Cora was wounded from within by this living Christ. His Presence hurt. Whether it was in the form of the stigmata or the shunning by former family and friends that she left behind on her journey towards becoming Catholic. Once she invited Christ to dwell within her, she opened herself to more joy and pain than she could imagine. Christ could not be set off to the side, like a statue in many of our homes. Her mystical marriage to Christ meant that everything mattered now and that her whole world came alive. Even a quick walk across a park could become an occasion for mystical ecstasy. From an early age, Christ had instructed Cora to "Constantly think of Me. Find Me in all things of the earth. I have left a thought of Me even in a blade of grass." Saints see Christ all the time, rather than trying to imprison Him in the Tabernacle, in the Sacraments, in the "big" moments of new life, sickness, and death. Like the homeless person you just took to lunch, it is hard to simply saunter by on a slow Saturday afternoon now. If its Esther from Bakersfield and she scarred by her military deployment and trying to save for an apartment to share with her grandmother who reminds you of your grandma, now Holly dwells within you. It is a living communion, the kind that we are made for eternally. 

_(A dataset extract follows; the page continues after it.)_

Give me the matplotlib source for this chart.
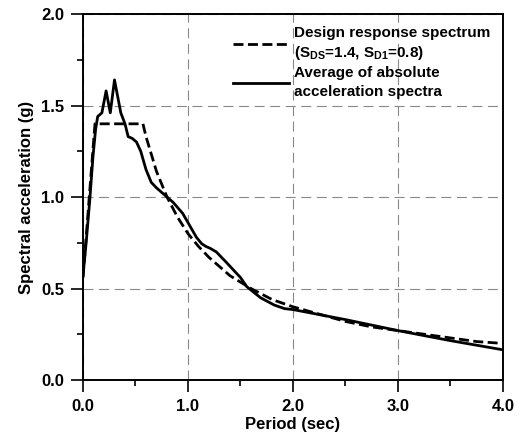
import matplotlib
matplotlib.use("Agg")
import matplotlib.pyplot as plt
from matplotlib.ticker import MultipleLocator

plt.rcParams['font.family'] = 'Liberation Sans'
plt.rcParams['font.weight'] = 'bold'
plt.rcParams['mathtext.fontset'] = 'custom'
plt.rcParams['mathtext.rm'] = 'Liberation Sans:bold'
plt.rcParams['mathtext.it'] = 'Liberation Sans:bold'
plt.rcParams['mathtext.bf'] = 'Liberation Sans:bold'

# design response spectrum
design_T = [0.0, 0.114, 0.571, 0.6, 0.7, 0.8, 0.9, 1.0, 1.1, 1.2, 1.4, 1.6, 1.8,
            2.0, 2.25, 2.5, 2.75, 3.0, 3.25, 3.5, 3.75, 4.0]
design_Sa = [0.56, 1.4, 1.4, 1.33, 1.14, 1.0, 0.89, 0.8, 0.73, 0.67, 0.57, 0.5, 0.44,
             0.4, 0.36, 0.32, 0.29, 0.27, 0.25, 0.23, 0.21, 0.2]

# average of absolute acceleration spectra
avg_T = [0.0, 0.03, 0.064, 0.095, 0.12, 0.14, 0.18, 0.22, 0.26, 0.30, 0.33, 0.36,
         0.40, 0.43, 0.47, 0.51, 0.55, 0.60, 0.65, 0.70, 0.80, 0.86, 0.95, 1.02,
         1.08, 1.13, 1.17, 1.21, 1.27, 1.37, 1.50, 1.56, 1.69, 1.82, 1.92, 2.0, 2.5,
         3.0, 3.5, 4.0]
avg_Sa = [0.57, 0.75, 0.98, 1.22, 1.37, 1.44, 1.46, 1.58, 1.46, 1.64, 1.55, 1.46,
          1.40, 1.33, 1.32, 1.30, 1.25, 1.15, 1.08, 1.05, 1.0, 0.97, 0.91, 0.84,
          0.78, 0.745, 0.73, 0.72, 0.70, 0.64, 0.56, 0.51, 0.45, 0.41, 0.39, 0.385, 0.33,
          0.27, 0.215, 0.165]

label_design = 'Design response spectrum\n(S$_{DS}$=1.4, S$_{D1}$=0.8)'
label_avg = 'Average of absolute\nacceleration spectra'

fig = plt.figure(figsize=(5.22, 4.34), dpi=100)
ax = fig.add_axes([0.159, 0.1244, 0.8046, 0.8433])

ax.plot(design_T, design_Sa, color='black', lw=2.0, linestyle=(0, (3.6, 1.6)),
        label=label_design)
ax.plot(avg_T, avg_Sa, color='black', lw=2.0, label=label_avg)

ax.set_xlim(0, 4)
ax.set_ylim(0, 2)
ax.xaxis.set_major_locator(MultipleLocator(1.0))
ax.xaxis.set_minor_locator(MultipleLocator(0.5))
ax.yaxis.set_major_locator(MultipleLocator(0.5))
ax.yaxis.set_minor_locator(MultipleLocator(0.25))
ax.set_xticklabels(['%.1f' % v for v in ax.get_xticks()])
ax.set_yticklabels(['%.1f' % v for v in ax.get_yticks()])

ax.tick_params(which='major', direction='out', length=8.6, width=1.2,
               labelsize=12, pad=5)
ax.tick_params(which='minor', direction='out', length=4.3, width=1.2)
ax.tick_params(axis='y', which='major', pad=5)

for s in ax.spines.values():
    s.set_linewidth(1.4)

ax.grid(True, which='major', color='#888888', lw=0.8, linestyle=(0, (9, 5)))

ax.set_xlabel('Period (sec)', fontsize=12, fontweight='bold', labelpad=2)
ax.set_ylabel('Spectral acceleration (g)', fontsize=12, fontweight='bold', labelpad=5)

leg = ax.legend(loc='upper right', frameon=False, fontsize=11,
                handlelength=3.7, handletextpad=0.33, labelspacing=0.25,
                borderaxespad=0.4, bbox_to_anchor=(1.0, 1.0))
texts = leg.get_texts()
texts[0].set_linespacing(1.3)
texts[1].set_linespacing(1.45)

fig.savefig('out.png', dpi=100)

Cora, based on her ecstasies, relates to us of how the Magi comes to dwell with Jesus and correspondingly how Jesus seeks to dwell with Him and with us. We get to hear his story, along with some of his friends - Kings who die without finding the One they are looking for. We get to see the clash between the Magi and Herod and how Herod despises mystery and he "will outlaw anything mysterious," for "Mystery is not for this world of intellect."  While Herod enshrines logic as supreme and wants to control manipulate others and the world, the Magi recognizes that in His search for "a magnificent Light" that as "white in color and its height was beyond the calculations of mere man" and admits that in their search the Magi "have not reached" their "destination, nor do we know exactly where it is, nor in which direction." The Magi is vulnerable and longs for someone greater than himself. He knows he can not dictate the outcome as he has been wandering for years but years in hope. 

After finding the Messiah and kneeling before Him communing with the puppies he has brought, "In desperation as to what to do, the great Magus knelt beside the hounds and asked the Child Messiah whether or not He would like to have the baby whelps of these two hounds. The face of little Jesus was suddenly enhanced with joy. That look of satisfaction was reward enough for the great Magus." As the Magi and Jesus are walking together shortly after this, Jesus "whispered, 'Lift Me up into your arms." The Magi had brought valuable gems and jewels to be given to the Messiah, but when he encountered Him in the Flesh, he met God in-person and "His heart received this message as if he were in ecstasy, seeing this little Child Jesus as True Man." 

The Magi had been seeking a Divine Messiah and He found Him. Yet, he discovered something more. He discovered a Sacred Humanity: Jesus as truly human. Yet as the story goes, this is not just the discovery of Jesus' Humanity, but of a more profound sense of his own. According to the private revelations of Cora's story, when the Holy Family flees Herod's wrath in Egypt, they providentially reunite with the Magi who becomes their companion and devotee. Initially, a zealous and serious religious seeker, the Magi is transformed by the joy and jubilance of Mary, Joseph, and Jesus as they embrace the life, culture, and spiritual strengths of Egypt. "They had helped him to rise above the solemn ascetical cult, seldom smiling which has been his heritage. He loved the new Way." While he wept when they left Egypt, he also had remembered all their laughter. He had reflected on the beauty of Mary and "the golden hued tapestry of Heaven folded into the eons." He had begun to contemplate the Mystical Humanity of Christ, to understand it meant the embrace of all the details of human life. From the stars and the puppies to the shared laughter of friends, every moment and reality contained the possibility of encounter and communion with Christ, his companion, the companion of all who seek Him.